To friends and fans of Jed, below is a beautiful message from our friend Brian McNeil. Posted to Jed's page by Jaime Marum.

Jed Marum

The sudden loss of Jed Marum to the world - and to the world of traditional music in particular - is huge, and very, very hard to accept. On the one weekend of the year when, for decades, he and I could always be sure of meeting up and letting our respective streams of music mingle, I finally feel calm enough to write a few words.

To say that Jed was gifted doesn’t come anywhere near the magic this man could produce, on stage and on record. As a songwriter myself, I found myself in unfailing admiration of his songs. The lyrics were finely honed, to the point, and never sentimental. The melodies which carried them always caught their mood exactly and reinforced them without fuss or frill. It’s no exaggeration to say that I’d find myself, on the journey home from the Texas Scottish Festival at Arlington, humming them to myself in departure lounges, at baggage claims, in security queues, letting them give me some kind of touchstone of sanity in the strange world we professional musicians choose to inhabit.

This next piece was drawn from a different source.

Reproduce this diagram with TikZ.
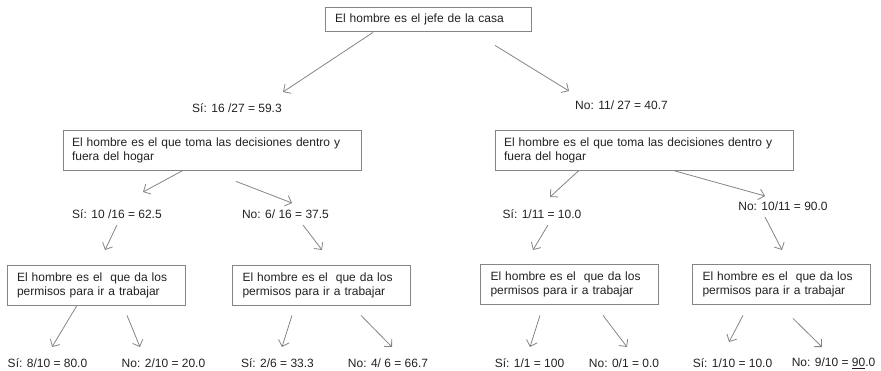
\documentclass[tikz,border=0pt]{standalone}
\usepackage{fontspec}
\setmainfont{Liberation Sans}
\usepackage{xcolor}
\usepackage{tikz}
\usetikzlibrary{calc,arrows.meta}
\definecolor{fondo}{HTML}{FFFFFF}
\definecolor{texto}{HTML}{222222}
\definecolor{linea}{HTML}{858585}
\tikzset{
  letra/.style={text=texto, font=\fontsize{12}{14}\selectfont},
  caja/.style={letra, draw=linea, line width=0.8pt, rectangle, align=left, inner xsep=9pt, inner ysep=0pt, minimum height=40pt},
  cajaa/.style={caja, text width=280pt},
  cajab/.style={caja, text width=158pt, inner xsep=10pt},
  etiq/.style={letra, inner sep=0pt},
  flecha/.style={draw=linea, line width=0.8pt, -{Straight Barb[length=5.5pt,width=11pt]}},
}

\begin{document}
\begin{tikzpicture}[x=1pt,y=-1pt]
  \fill[fondo] (0,0) rectangle (881,371);
  \useasboundingbox (0,0) rectangle (881,371);

  \node[caja, text width=186pt, inner xsep=10pt, minimum height=24pt] (jefe) at (428,19) {El hombre es el jefe de la casa};

  \node[etiq] (si1) at (237,108) {Sí: 16 /27 = 59.3};
  \node[etiq] (no1) at (621.5,105) {No: 11/ 27 = 40.7};

  \node[cajaa] (decL) at (212,150) {El hombre es el que toma las decisiones dentro y\\fuera del hogar};
  \node[cajaa] (decR) at (644,150) {El hombre es el que toma las decisiones dentro y\\fuera del hogar};

  \node[etiq] (si2) at (117,214) {Sí: 10 /16 = 62.5};
  \node[etiq] (no2) at (285.5,214) {No: 6/ 16 = 37.5};
  \node[etiq] (si3) at (542,214) {Sí: 1/11 = 10.0};
  \node[etiq] (no3) at (783,206) {No: 10/11 = 90.0};

  \node[cajab] (permA) at (96,285) {El hombre es el~~que da los\\permisos para ir a trabajar};
  \node[cajab] (permB) at (321.5,285) {El hombre es el~~que da los\\permisos para ir a trabajar};
  \node[cajab] (permC) at (569.5,284.5) {El hombre es el~~que da los\\permisos para ir a trabajar};
  \node[cajab] (permD) at (781.5,284.5) {El hombre es el~~que da los\\permisos para ir a trabajar};

  \node[etiq] (hojaA) at (47.5,363) {Sí: 8/10 = 80.0};
  \node[etiq] (hojaB) at (163.5,363) {No: 2/10 = 20.0};
  \node[etiq] (hojaC) at (277.5,363) {Sí: 2/6 = 33.3};
  \node[etiq] (hojaD) at (388,363) {No: 4/ 6 = 66.7};
  \node[etiq] (hojaE) at (529.5,363) {Sí: 1/1 = 100};
  \node[etiq] (hojaF) at (624,363) {No: 0/1 = 0.0};
  \node[etiq] (hojaG) at (732.5,363) {Sí: 1/10 = 10.0};
  \node[etiq] (hojaH) at (833.5,363) {No: 9/10 = \underline{90}.0};

  \draw[flecha] ($(jefe.south)+(-55,1)$) -- ($(si1)+(46,-16)$);
  \draw[flecha] ($(jefe.south)+(67,14)$) -- ($(no1)+(-52.5,-14)$);

  \draw[flecha] ($(decL.south)+(-29,0)$) -- ($(si2)+(26,-22)$);
  \draw[flecha] ($(decL.south)+(24,11)$) -- ($(no2)+(6.5,-11)$);
  \draw[flecha] ($(decR.south)+(-65,0)$) -- ($(si3)+(8,-17)$);
  \draw[flecha] ($(decR.south)+(29,0)$) -- ($(no3)+(-18,-10)$);

  \draw[flecha] ($(si2)+(0,11)$) -- ($(permA)+(9,-35)$);
  \draw[flecha] ($(no2)+(17.5,11)$) -- ($(permB)+(0.5,-35)$);
  \draw[flecha] ($(si3)+(6,11)$) -- ($(permC)+(-36.5,-34.5)$);
  \draw[flecha] ($(no3)+(-18,11)$) -- ($(permD)+(0.5,-34.5)$);

  \draw[flecha] ($(permA.south)+(-19,0)$) -- ($(hojaA)+(4.5,-16)$);
  \draw[flecha] ($(permA.south)+(31,10)$) -- ($(hojaB)+(-23.5,-16)$);
  \draw[flecha] ($(permB.south)+(-29.5,10)$) -- ($(hojaC)+(4.5,-16)$);
  \draw[flecha] ($(permB.south)+(39.5,10)$) -- ($(hojaD)+(4,-16)$);
  \draw[flecha] ($(permC.south)+(-29.5,10.5)$) -- ($(hojaE)+(0.5,-16)$);
  \draw[flecha] ($(permC.south)+(33.5,10.5)$) -- ($(hojaF)+(3,-16)$);
  \draw[flecha] ($(permD.south)+(-38.5,10.5)$) -- ($(hojaG)+(-3.5,-21)$);
  \draw[flecha] ($(permD.south)+(11.5,13.5)$) -- ($(hojaH)+(-11.5,-16)$);
\end{tikzpicture}
\end{document}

Chickahominy River, I remember, stayed with me for months after I first heard it – I was still singing the song three tours later in Germany.

He was generous to a fault with his time and his talents, always enthusiastic, always ready to jump up on stage in someone else’s set if asked, and always willing to help a fellow musician in any way he could. I particularly remember him during the marathon fiddle sessions John Taylor and I used to end the Scottish Festival Saturday night with. Even if he didn’t know the tunes we were playing – and God knows, ninety per cent of the time we had no idea of what was coming next ourselves – he played along, learning as he went, improvising, letting himself get caught up in the exhiliration and the anarchy of it all. I’d turn round to find that huge grin of his behind me, and a nod of approbation which told me that Jed Marum, that most affable of men, was having a ball.

Politically, we were as different in opinion as two people could be, but it was never a bone of contention between us. We liked each other enormously, and we were both content to leave our differences untouched and concentrate on both our friendship and the easy dovetailing of our music. He did me the great honour of recording some of my songs, and the even greater honour of having me play on some of his own recordings.

That was always an unmitigated joy. To sit with the headphones on, listening to that awesome voice as I waited to add my fiddle or concertina for him, from the other side of the Atlantic, is a big and significant memory to me.

I hope what I played for him did him and his exceptional music justice.

I can only offer my sincere condolences to his loved ones. I miss him greatly, and I always will.